Random Thoughts on
Love and Fear
(and anything in between)

November 26, 2004

The Times

Two memorable columns in the NY Times yesterday (If you click the links, you can log in as "Cautiousman", with the password "Cautious", if you don't want to register with the NYT). The first, by Maureen Dowd, discussed the indignities of travel, before addressing the issue of whether the government is really keeping us safe:
First you have to strip, unzipping your boots, unbuckling your belt and unbuttoning your suit jacket while any guys standing around watch. Then you have to walk around in some flimsy top and stocking or bare feet. Then you have to assume the spread-eagled position. Then a beefy female security agent runs her hands all the way around your breasts, in between, underneath - again with guys standing around staring.

Flying on business, I've gone through this embarrassing tableau two dozen times in airports all over the country in the last couple of months. I've been searched more than Martha Stewart.
That column will no doubt find its way into Zell Miller's personal erotica collection.

In the second, Tom Friedman unburdens himself of some less-than-kind thoughts about some of his fellow men, as he goes through a litany of who it would be "great" to be:
I at least want to be the owner of a Hummer - with American flag decals all over the back bumper, because Hummer owners are, on average, a little more patriotic than you and me.

Yes, I want to drive the mother of all gas-guzzlers that gets so little mileage you have to drive from gas station to gas station. Yes, I want to drive my Hummer and never have to think that by consuming so much oil, I am making transfer payments to the worst Arab regimes that transfer money to Islamic charities that transfer money to madrassas that teach children intolerance, antipluralism and how to hate the infidels.

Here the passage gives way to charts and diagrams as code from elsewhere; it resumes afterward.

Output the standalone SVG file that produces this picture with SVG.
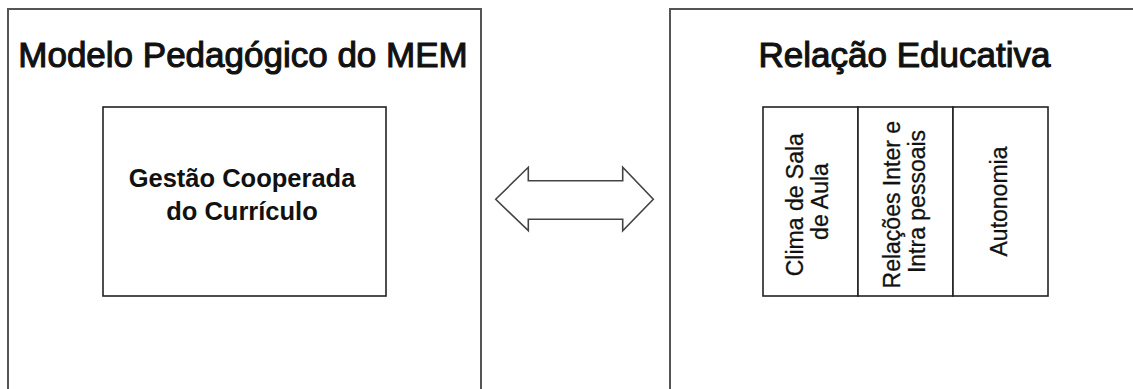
<svg xmlns="http://www.w3.org/2000/svg" width="1133" height="389" viewBox="0 0 1133 389">
  <style>
    .panel { fill: #ffffff; stroke: #555555; stroke-width: 2; }
    .box { fill: #ffffff; stroke: #222222; stroke-width: 1.6; }
    .title { font-family: "Liberation Sans", Arial, sans-serif; font-size: 35px; fill: #111111; text-anchor: middle; stroke: #111111; stroke-width: 1.1; }
    .label { font-family: "Liberation Sans", Arial, sans-serif; font-size: 25.5px; font-weight: bold; fill: #111111; text-anchor: middle; }
    .vlabel { font-family: "Liberation Sans", Arial, sans-serif; font-size: 23px; fill: #111111; text-anchor: middle; stroke: #111111; stroke-width: 0.3; }
    .arrow { fill: #ffffff; stroke: #444444; stroke-width: 1.6; stroke-linejoin: miter; }
  </style>
  <rect width="1133" height="389" fill="#ffffff"/>

  <!-- Left panel: pedagogical model -->
  <g id="modelo-mem">
    <rect class="panel" x="8" y="9" width="473" height="400"/>
    <text class="title" x="243" y="67">Modelo Pedagógico do MEM</text>
  </g>

  <g id="gestao-curriculo">
    <rect class="box" x="103" y="107" width="283" height="189"/>
    <text class="label" x="242" y="187">Gestão Cooperada</text>
    <text class="label" x="242" y="220">do Currículo</text>
  </g>

  <!-- Right panel: educational relationship -->
  <g id="relacao-educativa">
    <rect class="panel" x="670" y="9" width="480" height="400"/>
    <text class="title" x="904.5" y="67">Relação Educativa</text>
  </g>

  <g id="clima-sala">
    <rect class="box" x="763" y="107" width="95" height="189"/>
    <text class="vlabel" transform="translate(803,201.5) rotate(-90)">
      <tspan x="0" y="0">Clima de Sala</tspan>
      <tspan x="0" y="25">de Aula</tspan>
    </text>
  </g>

  <g id="relacoes">
    <rect class="box" x="858" y="107" width="95" height="189"/>
    <text class="vlabel" transform="translate(899.5,201.5) rotate(-90)">
      <tspan x="0" y="0">Relações Inter e</tspan>
      <tspan x="0" y="25">Intra pessoais</tspan>
    </text>
  </g>

  <g id="autonomia">
    <rect class="box" x="953" y="107" width="95" height="189"/>
    <text class="vlabel" transform="translate(1007,201.5) rotate(-90)">Autonomia</text>
  </g>

  <!-- Two-way relation between the panels -->
  <g id="connectors">
    <path class="arrow" d="M495.7,199.3 L528.3,167.3 L528.3,180.7 L622.7,180.7 L622.7,167.3 L653.3,199.3 L622.7,230.7 L622.7,219.3 L528.3,219.3 L528.3,230.7 Z"/>
  </g>
</svg>
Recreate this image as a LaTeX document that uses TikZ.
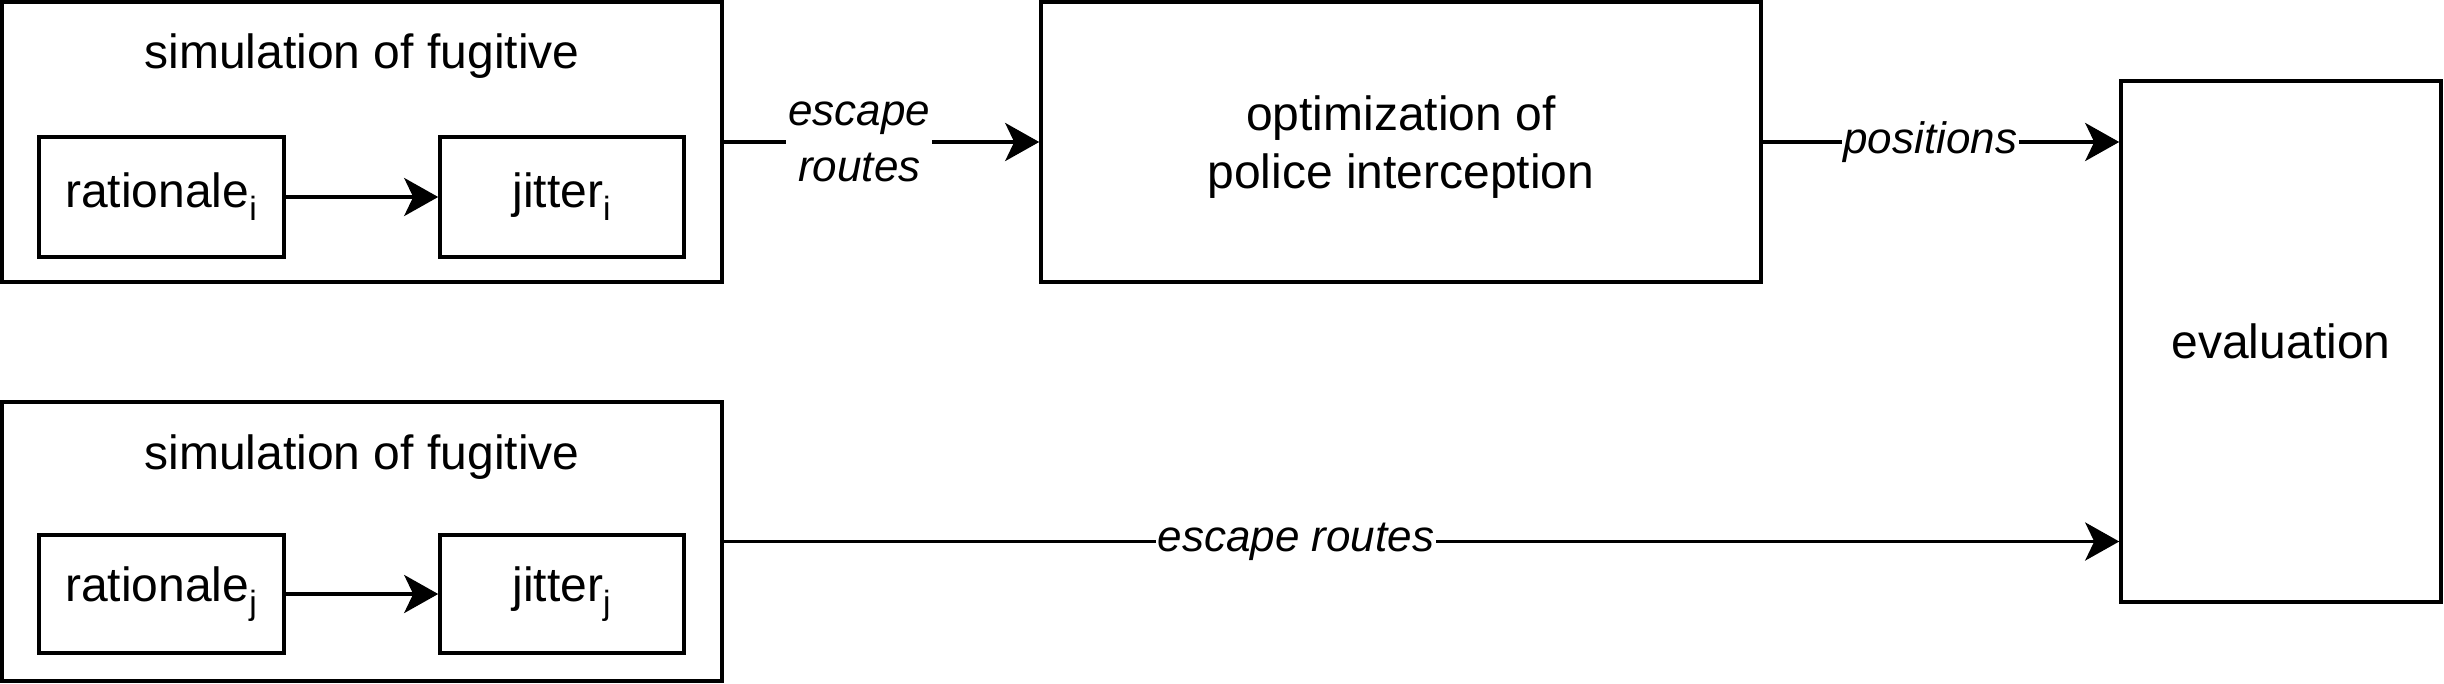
\documentclass[tikz,border=0pt]{standalone}
\usepackage{fontspec}
\setmainfont{Liberation Sans}
\usetikzlibrary{arrows.meta}
\newcommand\idx[1]{\textsubscript{\raisebox{-0.3ex}{#1}}}

\begin{document}
\begin{tikzpicture}[x=0.5pt,y=-0.5pt,
  box/.style={draw, line width=1.8pt, inner sep=0pt, align=center, font={\fontsize{24}{29}\selectfont}},
  flow/.style={line width=1.8pt, -{Stealth[length=17pt,width=19pt,inset=4.5pt]}},
  tag/.style={fill=white, inner sep=1pt, align=center, font={\fontsize{22}{28}\selectfont\itshape}}]
\useasboundingbox (0,0) rectangle (2444,684);
\node[box, minimum width=360pt, minimum height=140pt] (simi) at (362,142) {};
\node[font={\fontsize{24}{29}\selectfont}] (titlei) at (362,56) {simulation of fugitive};
\node[box, minimum width=122.5pt, minimum height=60pt] (rati) at (161.5,197) {rationale\idx{i}};
\node[box, minimum width=122pt, minimum height=60pt] (jiti) at (562,197) {jitter\idx{i}};
\node[box, minimum width=360pt, minimum height=140pt, text depth=0pt] (opt) at (1401,142) {optimization of\\police interception};
\node[box, minimum width=160pt, minimum height=260.5pt] (eval) at (2281,341.5) {evaluation};
\node[box, minimum width=360pt, minimum height=139.5pt] (simj) at (362,541.5) {};
\node[font={\fontsize{24}{29}\selectfont}] (titlej) at (362,457) {simulation of fugitive};
\node[box, minimum width=122.5pt, minimum height=59pt] (ratj) at (161.5,594) {rationale\idx{j}};
\node[box, minimum width=122pt, minimum height=59pt] (jitj) at (562,594) {jitter\idx{j}};
\draw[flow] (rati) -- (jiti);
\draw[flow] (ratj) -- (jitj);
\draw[flow] (simi.east) -- node[tag, pos=0.43] {escape\\routes} (simi.east -| opt.west);
\draw[flow] (simi.east -| opt.east) -- node[tag, pos=0.47] {positions} (simi.east -| eval.west);
\draw[flow] (simj.east) -- node[tag, pos=0.41] {escape routes} (simj.east -| eval.west);
\end{tikzpicture}
\end{document}
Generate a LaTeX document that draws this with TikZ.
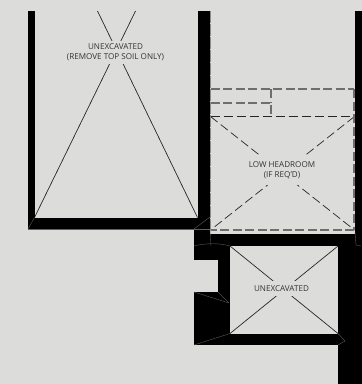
\documentclass[tikz,border=0pt]{standalone}
\usepackage{fontspec}
\setmainfont{Open Sans}
\definecolor{bgc}{HTML}{DCDCDA}
\definecolor{dashc}{HTML}{6E6E6E}
\tikzset{
 wall/.style={fill=black,draw=none},
 seam/.style={draw=black!62,line width=.35pt},
 xline/.style={draw=black!85,line width=.7pt},
 xdash/.style={draw=black!85,line width=.7pt,dash pattern=on 9pt off 4pt},
 thickdash/.style={draw=dashc,line width=1.2pt,dash pattern=on 9pt off 3.5pt},
 thindash/.style={draw=black!45,line width=.6pt,dash pattern=on 12pt off 1pt},
 lbl/.style={fill=bgc,inner sep=1pt,align=center,text=black!80,font=\fontsize{8.1}{10.4}\selectfont}
}
\begin{document}
\begin{tikzpicture}[x=1pt,y=-1pt]
\path[use as bounding box,fill=bgc] (0,0) rectangle (362,384);
% X lines
\draw[xline] (34.5,217.5) -- (135.5,11);
\draw[xline] (197.5,217.5) -- (97.5,11);
\draw[xline] (230,333.5) -- (338,246);
\draw[xline] (230,246) -- (338,333.5);
\draw[xdash] (210.5,116.5) -- (354.5,230);
\draw[xdash] (354.5,116.5) -- (210.5,230);
% walls
\fill[wall] (28,11) rectangle (34.5,229);
\fill[wall] (28,217.5) rectangle (198,229);
\fill[wall] (198,11) rectangle (210,233);
\fill[wall] (194,229) rectangle (210,246);
\fill[wall] (210,233.5) rectangle (355,246);
\fill[wall] (355,11) rectangle (362,246);
\fill[wall] (338,246) rectangle (361.5,384);
\fill[wall] (194,246) rectangle (230,259.5);
\fill[wall] (218,259.5) rectangle (230,292);
\fill[wall] (194,292) rectangle (230,345);
\fill[wall] (194,333.5) rectangle (338,345);
% seams
\draw[seam] (28,229) -- (194,229);
\draw[seam] (28,229) -- (34.5,217.5);
\draw[seam] (194,229) -- (210,217);
\draw[seam] (194,229) -- (210,229);
\draw[seam] (210,229) -- (211,246);
\draw[seam] (194,246) .. controls (205,243) and (220,243) .. (230,246);
\draw[seam] (194,292) -- (229,303);
\draw[seam] (218,292) -- (229,303);
\draw[seam] (194,345) -- (230,333.5);
\draw[seam] (338,333.5) -- (345,341) -- (338,345);
\draw[seam] (355,232) -- (356,245) -- (361,246);
% dashes
\draw[thindash] (210.5,11) -- (210.5,230);
\draw[thickdash] (210.5,89) -- (354,89);
\draw[thickdash] (210.5,103) -- (271,103) -- (271,116);
\draw[thickdash] (271,89) -- (271,103);
\draw[xdash] (210.5,116.5) -- (354.5,116.5);
\draw[thickdash] (354,89) -- (354,230);
\draw[thickdash] (354,230) -- (210.5,230);
% labels
\node[lbl,minimum height=23pt] (unexA) at (115.5,52.5) {UNEXCAVATED\\(REMOVE TOP SOIL ONLY)};
\node[lbl,minimum height=29pt] (low) at (282,170.5) {LOW HEADROOM\\(IF REQ'D)};
\node[lbl,minimum height=15pt] (unexB) at (281.5,288.5) {UNEXCAVATED};
\end{tikzpicture}
\end{document}
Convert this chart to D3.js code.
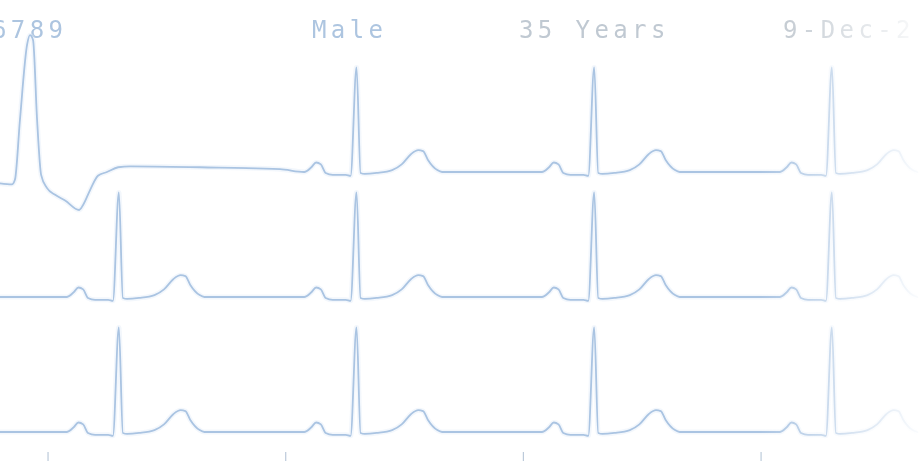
<!DOCTYPE html>
<html><head><meta charset="utf-8">
<script src="https://cdn.jsdelivr.net/npm/d3@7"></script>
<style>html,body{margin:0;padding:0;background:#fff;overflow:hidden}</style>
</head><body>
<svg id="c" width="921" height="461"></svg>
<script>
// ---------- data ----------
const headerLabels = ["6789", "Male", "35 Years", "9-Dec-2"];
const tickSeconds = [0, 1, 2, 3];
// one normal beat, time relative to R peak (s) and amplitude (mV)
const beatOffsetS = [-0.22, -0.19, -0.17, -0.15, -0.13, -0.10, -0.045, -0.025, 0, 0.017, 0.035, 0.085, 0.15, 0.19, 0.23, 0.26, 0.28, 0.30, 0.34, 0.36];
const beatMv      = [0, 0.05, 0.10, 0.08, -0.01, -0.03, -0.03, -0.04, 1.10, -0.01, -0.02, -0.01, 0.02, 0.08, 0.19, 0.23, 0.22, 0.13, 0.02, 0];
// R peak times per lead (s)
const lead1R = [1.3, 2.3, 3.3];
const lead2R = [0.3, 1.3, 2.3, 3.3];
const lead3R = [0.3, 1.3, 2.3, 3.3];
// lead I opening segment (wide ectopic beat and recovery)
const lead1LeadInS  = [-0.200, -0.149, -0.137, -0.116, -0.086, -0.074, -0.061, -0.044, -0.027, -0.002, 0.032, 0.074, 0.133, 0.149, 0.179, 0.212, 0.250, 0.297, 0.347, 0.642, 0.978];
const lead1LeadInMv = [-0.12, -0.13, -0.08, 0.55, 1.34, 1.44, 1.39, 0.55, -0.03, -0.17, -0.24, -0.30, -0.40, -0.35, -0.19, -0.04, 0.00, 0.05, 0.06, 0.05, 0.03];
const lead2LeadInS = [-0.2], lead2LeadInMv = [0];
const lead3LeadInS = [-0.2], lead3LeadInMv = [0];

// ---------- build ----------
function buildSeries(inS, inMv, rTimes) {
  const pts = inS.map((t, i) => ({t, v: inMv[i]}));
  rTimes.forEach(r => beatOffsetS.forEach((o, i) => pts.push({t: r + o, v: beatMv[i]})));
  return pts;
}
const leads = [
  buildSeries(lead1LeadInS, lead1LeadInMv, lead1R),
  buildSeries(lead2LeadInS, lead2LeadInMv, lead2R),
  buildSeries(lead3LeadInS, lead3LeadInMv, lead3R)
];

const W = 921, H = 461;
const svg = d3.select("#c");
const x = d3.scaleLinear().domain([-0.2, 3.675]).range([0, W]);
const laneBase = [172, 297, 432];
const pxPerMv = 95;
const yScales = laneBase.map(b => d3.scaleLinear().domain([0, 1]).range([b, b - pxPerMv]));

const defs = svg.append("defs");
const grad = defs.append("linearGradient").attr("id", "fade")
  .attr("gradientUnits", "userSpaceOnUse").attr("x1", 0).attr("x2", W).attr("y1", 0).attr("y2", 0);
[[0, 1], [760 / W, 1], [840 / W, 0.55], [900 / W, 0.2], [1, 0.05]].forEach(([o, a]) =>
  grad.append("stop").attr("offset", o).attr("stop-color", "#fff").attr("stop-opacity", a));
defs.append("mask").attr("id", "m").attr("maskUnits", "userSpaceOnUse")
  .attr("x", 0).attr("y", 0).attr("width", W).attr("height", H)
  .append("rect").attr("width", W).attr("height", H).attr("fill", "url(#fade)");

const g = svg.append("g").attr("mask", "url(#m)");

// header text
const headerX = [-8, 312, 519, 783];
g.selectAll("text.h").data(headerLabels).join("text").attr("class", "h")
  .attr("x", (d, i) => headerX[i]).attr("y", 38)
  .attr("font-family", "DejaVu Sans Mono, monospace").attr("font-size", 24)
  .attr("letter-spacing", "4.4px")
  .attr("fill", (d, i) => ["#adc5e0", "#adc5e0", "#c0c9d2", "#bcc4cc"][i])
  .text(d => d);

// traces
leads.forEach((pts, i) => {
  const line = d3.line().x(d => x(d.t)).y(d => yScales[i](d.v)).curve(d3.curveMonotoneX);
  g.append("path").attr("d", line(pts)).attr("fill", "none")
    .attr("stroke", "#e2ecf8").attr("stroke-width", 5).attr("stroke-opacity", 0.4)
    .attr("stroke-linejoin", "round");
  g.append("path").attr("d", line(pts)).attr("fill", "none")
    .attr("stroke", "#aac4e2").attr("stroke-width", 1.8)
    .attr("stroke-linejoin", "round").attr("stroke-linecap", "round");
});

// bottom ticks
const axis = d3.axisBottom(x).tickValues(tickSeconds).tickSize(10).tickFormat("");
const ag = g.append("g").attr("transform", `translate(0,${452})`).call(axis);
ag.select(".domain").remove();
ag.selectAll("line").attr("stroke", "#bccada").attr("stroke-width", 1.2);
</script>
</body></html>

And when one day one of those madrassa graduates goes off and joins the jihad in Falluja and kills my neighbor's son, who is in the U.S. Army Rangers, I want to drive to his funeral in my Hummer. Yes, I want to curse his killers in front of his mother and wail aloud, "If there was only something I could do ..." And then I want to drive home in my Hummer, stopping at two gas stations along the way.
Although Mr. Friedman still hasn't redeemed himself, for sitting idly by while the country blundered into war, there's still hope for him.